## What the task asks
Go through the material below, count the lines with the word "matplotlib", and reply with the count alone.

--- start Working data ---

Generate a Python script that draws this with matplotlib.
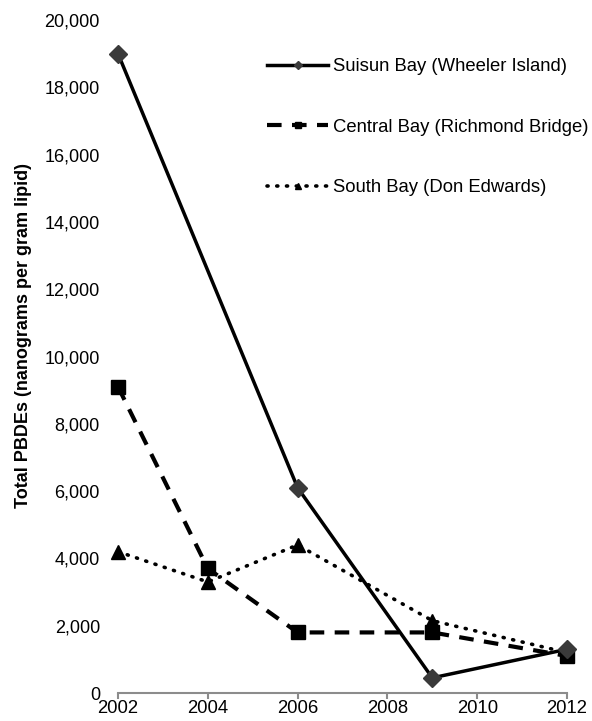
import matplotlib.pyplot as plt
from matplotlib.ticker import FuncFormatter

plt.rcParams['font.family'] = ['Liberation Sans', 'DejaVu Sans']

years = [2002, 2004, 2006, 2009, 2012]
suisun = [19000, 6100, 450, 1300]
suisun_years = [2002, 2006, 2009, 2012]
central = [9100, 3700, 1800, 1800, 1100]
south = [4200, 3300, 4400, 2150, 1200]

labels = ['Suisun Bay (Wheeler Island)',
          'Central Bay (Richmond Bridge)',
          'South Bay (Don Edwards)']

fig = plt.figure(figsize=(5.92, 7.21), dpi=100)
ax = fig.add_axes([118 / 592, 28 / 721, 449 / 592, 673 / 721])

ax.plot(suisun_years, suisun, color='black', lw=2.5, marker='D',
        markersize=9, markerfacecolor='#3a3a3a', markeredgecolor='#3a3a3a',
        label=labels[0], zorder=3)
ax.plot(years, central, color='black', lw=3, linestyle=(0, (3.5, 2.5)),
        marker='s', markersize=10, label=labels[1], zorder=2)
ax.plot(years, south, color='black', lw=2.6, linestyle=(0, (0.3, 2.4)),
        dash_capstyle='round', marker='^', markersize=10,
        label=labels[2], zorder=2)

ax.set_xlim(2002, 2012)
ax.set_ylim(0, 20000)
ax.set_xticks(range(2002, 2013, 2))
ax.set_yticks(range(0, 20001, 2000))
ax.yaxis.set_major_formatter(FuncFormatter(lambda v, p: f'{int(v):,}'))

for s in ['top', 'right', 'left']:
    ax.spines[s].set_visible(False)
ax.spines['bottom'].set_color('#8c8c8c')
ax.spines['bottom'].set_linewidth(1.5)
ax.spines['bottom'].set_zorder(1)
ax.tick_params(axis='y', length=0, pad=13, labelsize=13)
ax.tick_params(axis='x', length=4, width=1.5, color='#8c8c8c',
               labelsize=13.3, pad=1)

ax.set_ylabel('Total PBDEs (nanograms per gram lipid)', fontsize=13,
              fontweight='bold')
ax.yaxis.set_label_coords(-86 / 449, (693 - 336) / 673)
for ln in ax.lines:
    ln.set_clip_on(False)

leg = ax.legend(loc='upper left', bbox_to_anchor=(0.295, 0.968), frameon=False,
                fontsize=13.3, handlelength=3.3, labelspacing=2.35,
                markerscale=0.5, handletextpad=0.25)

plt.savefig('out.png', dpi=100)
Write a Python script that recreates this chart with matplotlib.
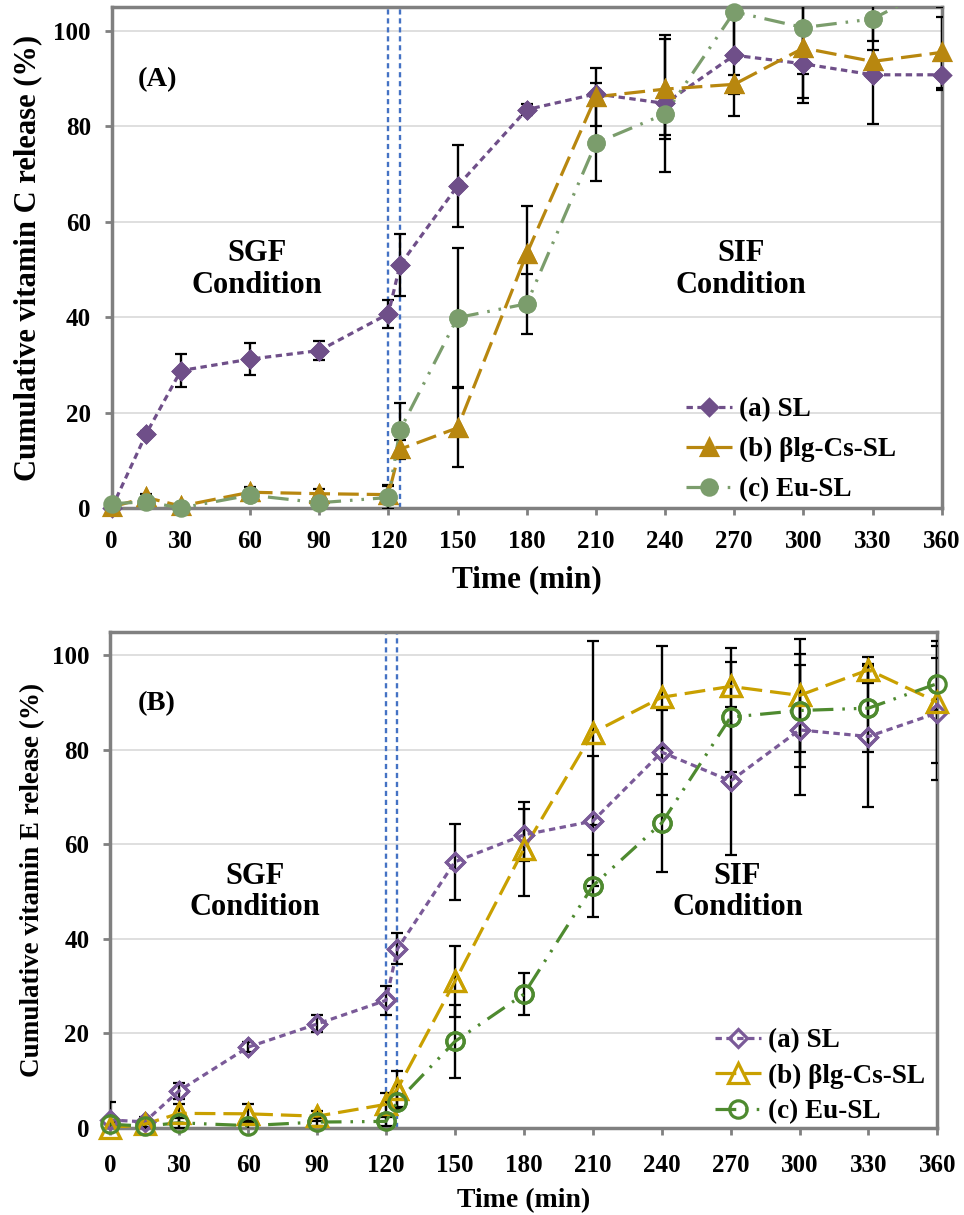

--- end Working data ---

## Answer below
4